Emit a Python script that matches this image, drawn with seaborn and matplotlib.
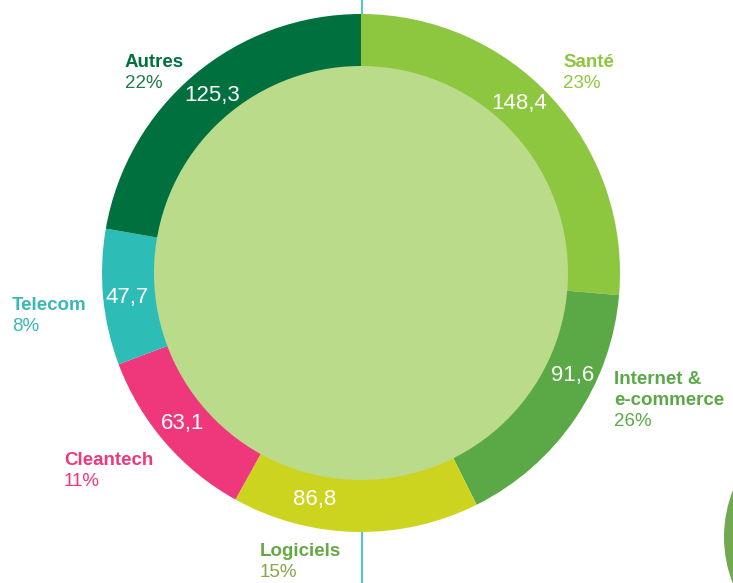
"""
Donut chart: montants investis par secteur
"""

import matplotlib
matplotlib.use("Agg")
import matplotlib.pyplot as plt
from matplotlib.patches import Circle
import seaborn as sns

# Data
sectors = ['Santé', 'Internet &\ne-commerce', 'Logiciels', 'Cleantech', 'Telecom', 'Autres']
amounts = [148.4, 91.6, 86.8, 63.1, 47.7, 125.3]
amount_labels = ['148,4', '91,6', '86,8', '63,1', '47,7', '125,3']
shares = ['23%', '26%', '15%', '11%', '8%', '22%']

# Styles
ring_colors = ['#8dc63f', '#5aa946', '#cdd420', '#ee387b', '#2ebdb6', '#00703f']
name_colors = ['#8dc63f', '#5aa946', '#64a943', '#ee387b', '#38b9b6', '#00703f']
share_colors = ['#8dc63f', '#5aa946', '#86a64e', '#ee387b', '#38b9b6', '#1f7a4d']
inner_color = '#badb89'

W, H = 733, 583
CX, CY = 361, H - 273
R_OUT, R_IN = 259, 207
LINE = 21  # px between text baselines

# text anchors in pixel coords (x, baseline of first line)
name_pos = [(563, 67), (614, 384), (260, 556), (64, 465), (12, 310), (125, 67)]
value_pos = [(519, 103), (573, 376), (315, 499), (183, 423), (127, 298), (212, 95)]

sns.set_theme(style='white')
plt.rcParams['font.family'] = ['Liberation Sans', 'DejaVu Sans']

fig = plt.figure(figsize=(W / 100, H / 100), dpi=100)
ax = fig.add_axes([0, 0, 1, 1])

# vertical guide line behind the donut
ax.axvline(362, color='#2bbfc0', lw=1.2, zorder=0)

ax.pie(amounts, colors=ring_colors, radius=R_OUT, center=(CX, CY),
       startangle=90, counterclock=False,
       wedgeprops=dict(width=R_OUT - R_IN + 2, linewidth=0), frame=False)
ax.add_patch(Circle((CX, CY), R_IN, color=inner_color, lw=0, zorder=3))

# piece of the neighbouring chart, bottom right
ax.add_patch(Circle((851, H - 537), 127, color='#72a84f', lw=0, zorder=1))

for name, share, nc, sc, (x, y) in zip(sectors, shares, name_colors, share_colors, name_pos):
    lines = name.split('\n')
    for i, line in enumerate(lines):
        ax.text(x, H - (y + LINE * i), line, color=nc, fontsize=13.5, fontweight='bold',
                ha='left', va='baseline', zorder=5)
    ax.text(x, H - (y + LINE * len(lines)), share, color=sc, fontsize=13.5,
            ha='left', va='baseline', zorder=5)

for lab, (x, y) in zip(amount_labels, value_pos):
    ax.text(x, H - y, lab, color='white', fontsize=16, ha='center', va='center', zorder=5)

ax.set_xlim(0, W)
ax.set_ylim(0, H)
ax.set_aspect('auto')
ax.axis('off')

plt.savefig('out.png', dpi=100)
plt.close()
=-=-=-=-=
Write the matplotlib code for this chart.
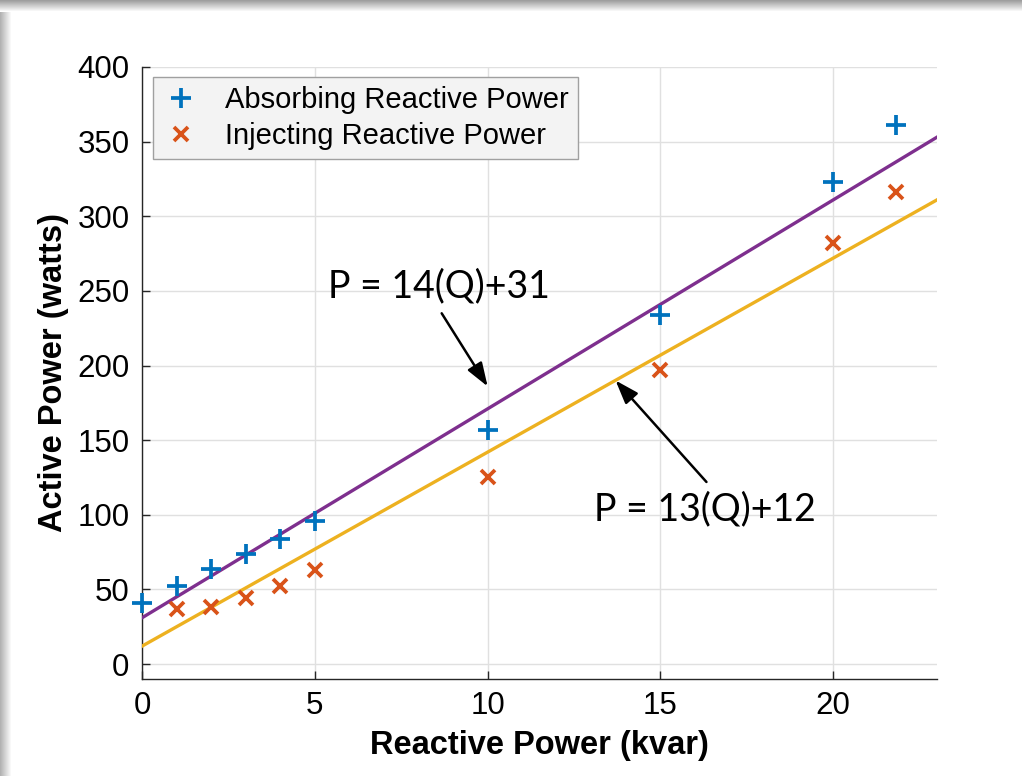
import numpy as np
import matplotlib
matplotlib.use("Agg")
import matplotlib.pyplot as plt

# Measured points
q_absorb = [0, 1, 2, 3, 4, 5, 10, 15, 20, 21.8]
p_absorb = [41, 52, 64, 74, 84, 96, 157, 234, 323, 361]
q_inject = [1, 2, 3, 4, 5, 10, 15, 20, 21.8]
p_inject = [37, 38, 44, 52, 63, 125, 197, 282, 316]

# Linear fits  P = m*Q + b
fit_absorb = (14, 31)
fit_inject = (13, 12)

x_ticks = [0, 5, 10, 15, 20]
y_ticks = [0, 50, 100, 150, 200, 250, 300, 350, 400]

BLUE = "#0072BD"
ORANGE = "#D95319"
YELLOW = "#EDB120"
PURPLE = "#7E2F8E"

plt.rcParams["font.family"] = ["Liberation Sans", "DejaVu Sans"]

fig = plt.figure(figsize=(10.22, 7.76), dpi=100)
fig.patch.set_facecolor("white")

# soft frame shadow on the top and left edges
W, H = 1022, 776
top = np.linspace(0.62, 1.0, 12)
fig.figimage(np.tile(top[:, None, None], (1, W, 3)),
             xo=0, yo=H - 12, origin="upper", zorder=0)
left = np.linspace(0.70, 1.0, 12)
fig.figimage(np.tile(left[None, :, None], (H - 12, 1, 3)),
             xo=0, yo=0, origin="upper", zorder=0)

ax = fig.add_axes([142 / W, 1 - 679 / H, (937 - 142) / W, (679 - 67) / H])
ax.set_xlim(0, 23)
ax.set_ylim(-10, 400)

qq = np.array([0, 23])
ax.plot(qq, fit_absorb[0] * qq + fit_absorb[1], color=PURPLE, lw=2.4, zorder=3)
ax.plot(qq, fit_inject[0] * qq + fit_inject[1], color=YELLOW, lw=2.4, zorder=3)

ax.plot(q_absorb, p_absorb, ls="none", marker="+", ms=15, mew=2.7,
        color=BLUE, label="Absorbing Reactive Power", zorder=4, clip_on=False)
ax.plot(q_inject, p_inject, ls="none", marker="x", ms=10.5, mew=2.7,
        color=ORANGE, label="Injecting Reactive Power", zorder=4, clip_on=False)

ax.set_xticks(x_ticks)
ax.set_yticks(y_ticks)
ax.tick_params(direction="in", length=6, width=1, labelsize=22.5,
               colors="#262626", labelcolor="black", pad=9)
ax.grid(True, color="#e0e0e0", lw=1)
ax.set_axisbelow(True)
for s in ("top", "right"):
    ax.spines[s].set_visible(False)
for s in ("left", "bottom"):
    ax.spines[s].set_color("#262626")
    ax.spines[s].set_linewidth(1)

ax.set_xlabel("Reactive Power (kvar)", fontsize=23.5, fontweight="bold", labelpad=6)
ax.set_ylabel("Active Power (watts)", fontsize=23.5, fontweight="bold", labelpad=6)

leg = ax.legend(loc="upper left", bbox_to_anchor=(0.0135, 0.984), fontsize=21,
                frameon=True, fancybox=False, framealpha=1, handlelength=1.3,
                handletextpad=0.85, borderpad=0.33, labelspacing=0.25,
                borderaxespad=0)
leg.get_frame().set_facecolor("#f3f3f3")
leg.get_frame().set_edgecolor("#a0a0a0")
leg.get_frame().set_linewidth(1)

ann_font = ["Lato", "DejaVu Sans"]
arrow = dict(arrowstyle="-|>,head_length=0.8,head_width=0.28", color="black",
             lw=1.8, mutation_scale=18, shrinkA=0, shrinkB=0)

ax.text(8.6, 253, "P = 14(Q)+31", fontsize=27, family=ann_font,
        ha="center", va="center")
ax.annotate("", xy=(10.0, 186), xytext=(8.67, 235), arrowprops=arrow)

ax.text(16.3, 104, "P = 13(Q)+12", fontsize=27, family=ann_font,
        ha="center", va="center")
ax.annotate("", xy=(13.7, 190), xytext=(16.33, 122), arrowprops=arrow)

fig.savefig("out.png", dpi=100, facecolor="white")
=-=-=-=-=
Keep the pictures out, and extract only the lines that begin at the one containing "Emit a Python" and end at the one containing "import seaborn as sns", inclusive.

__Final result__.
Emit a Python script that matches this image, drawn with seaborn and matplotlib.
"""
Donut chart: montants investis par secteur
"""

import matplotlib
matplotlib.use("Agg")
import matplotlib.pyplot as plt
from matplotlib.patches import Circle
import seaborn as sns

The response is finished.